We have a late lunch at the Avocado Pit, where we get massive burrito bowls with rice, beans, corn, mushrooms, avocado, lettuce and salsa. It’s one of the best bowls we have ever had, and perhaps the largest too. We are quite pleased.
Bennington is a big town with plentiful civilization and retail, but most of it is a mile or two outside of the historic downtown strip. We don’t want to walk that far, so we settle for Dollar General which is oddly in downtown. They haven’t had a delivery in a month, so the store looks totally ransacked. We manage to piece together a meal to take back to our hotel room though. We were really excited to use our microwave, but the best we can do is frozen broccoli and we get a can of baked beans and a bag of frozen strawberries to go with it. It’s not the most exciting meal, but it’s pretty healthy and will fill us up. There was a health food store nearby too, but it closed early and we didn’t make it in time. We had about a days worth of food leftover in our backpacks, which means we carried about 6 days worth from Rutland! We don’t need to buy any more hiker food to get us the 18 miles to the next road. After eating and shopping, we retreat to our hotel room for the rest of the afternoon.

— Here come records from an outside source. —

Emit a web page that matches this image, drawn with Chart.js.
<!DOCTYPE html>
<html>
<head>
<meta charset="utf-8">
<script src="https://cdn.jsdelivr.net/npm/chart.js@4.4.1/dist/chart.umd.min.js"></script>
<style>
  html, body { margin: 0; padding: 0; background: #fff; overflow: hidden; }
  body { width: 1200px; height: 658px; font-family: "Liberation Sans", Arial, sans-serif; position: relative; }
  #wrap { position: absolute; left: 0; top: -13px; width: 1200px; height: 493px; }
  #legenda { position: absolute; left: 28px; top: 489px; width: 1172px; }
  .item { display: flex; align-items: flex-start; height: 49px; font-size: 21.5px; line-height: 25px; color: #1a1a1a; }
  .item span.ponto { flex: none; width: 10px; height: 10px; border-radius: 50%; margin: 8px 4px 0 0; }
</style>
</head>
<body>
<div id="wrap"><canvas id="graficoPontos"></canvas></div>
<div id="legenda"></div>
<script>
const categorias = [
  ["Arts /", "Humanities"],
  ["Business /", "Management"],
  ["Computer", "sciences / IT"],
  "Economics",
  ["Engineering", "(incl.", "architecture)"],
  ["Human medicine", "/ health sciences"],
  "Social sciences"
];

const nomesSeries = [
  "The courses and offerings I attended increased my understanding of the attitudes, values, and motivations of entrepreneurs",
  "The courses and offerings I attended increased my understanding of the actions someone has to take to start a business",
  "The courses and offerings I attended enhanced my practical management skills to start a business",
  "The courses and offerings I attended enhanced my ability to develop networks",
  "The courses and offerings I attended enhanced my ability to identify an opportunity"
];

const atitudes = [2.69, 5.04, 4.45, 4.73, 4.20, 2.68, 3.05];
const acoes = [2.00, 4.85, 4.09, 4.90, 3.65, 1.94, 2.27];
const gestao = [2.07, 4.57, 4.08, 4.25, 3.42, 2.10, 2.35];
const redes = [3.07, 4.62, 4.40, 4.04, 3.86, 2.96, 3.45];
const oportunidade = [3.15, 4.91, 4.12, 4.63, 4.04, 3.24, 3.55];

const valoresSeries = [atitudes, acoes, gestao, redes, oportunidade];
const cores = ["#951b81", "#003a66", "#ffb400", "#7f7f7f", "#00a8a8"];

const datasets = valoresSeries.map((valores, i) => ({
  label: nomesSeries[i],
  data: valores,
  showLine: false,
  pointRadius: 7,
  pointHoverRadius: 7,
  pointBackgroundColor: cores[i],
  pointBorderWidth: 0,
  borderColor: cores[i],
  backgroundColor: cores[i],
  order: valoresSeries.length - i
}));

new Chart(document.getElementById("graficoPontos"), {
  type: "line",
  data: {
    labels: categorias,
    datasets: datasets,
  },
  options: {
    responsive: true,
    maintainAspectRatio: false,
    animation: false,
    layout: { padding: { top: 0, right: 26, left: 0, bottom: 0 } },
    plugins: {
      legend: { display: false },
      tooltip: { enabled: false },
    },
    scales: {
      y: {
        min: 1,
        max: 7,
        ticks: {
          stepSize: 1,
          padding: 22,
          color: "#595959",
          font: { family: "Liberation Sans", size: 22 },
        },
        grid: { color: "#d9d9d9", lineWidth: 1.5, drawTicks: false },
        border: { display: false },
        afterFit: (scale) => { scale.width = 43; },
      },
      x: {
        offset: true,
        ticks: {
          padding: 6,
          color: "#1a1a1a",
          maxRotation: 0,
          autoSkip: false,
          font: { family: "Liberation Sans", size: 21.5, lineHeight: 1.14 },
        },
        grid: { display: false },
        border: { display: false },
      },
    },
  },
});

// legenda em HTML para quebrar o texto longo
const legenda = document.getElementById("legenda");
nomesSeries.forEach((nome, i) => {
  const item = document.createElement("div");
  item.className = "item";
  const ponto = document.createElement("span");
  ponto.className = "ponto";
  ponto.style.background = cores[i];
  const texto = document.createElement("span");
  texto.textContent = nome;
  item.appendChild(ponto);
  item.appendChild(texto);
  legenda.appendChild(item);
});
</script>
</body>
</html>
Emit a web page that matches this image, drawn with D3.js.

Two individuals still sleeping in the morning
Glastenbury Wilderness, another mucky section of trail coming up!
Extra wet from the rain
Our only view down the Bennington, thanks to the power lines.
The trail goes through split rock
Looking back at split rock
Holy smokes! Massive double birch burls!
Someone left trail magic beer near the trailhead. Jeff is delighted. He gets to have my beer too.
High water in the river by the highway. On the map it’s marked at City Stream. We had lots of dark tannin rich water on this leg. The hemlock, spruce and fir trees stain it with their needles. It’s like conifer tea!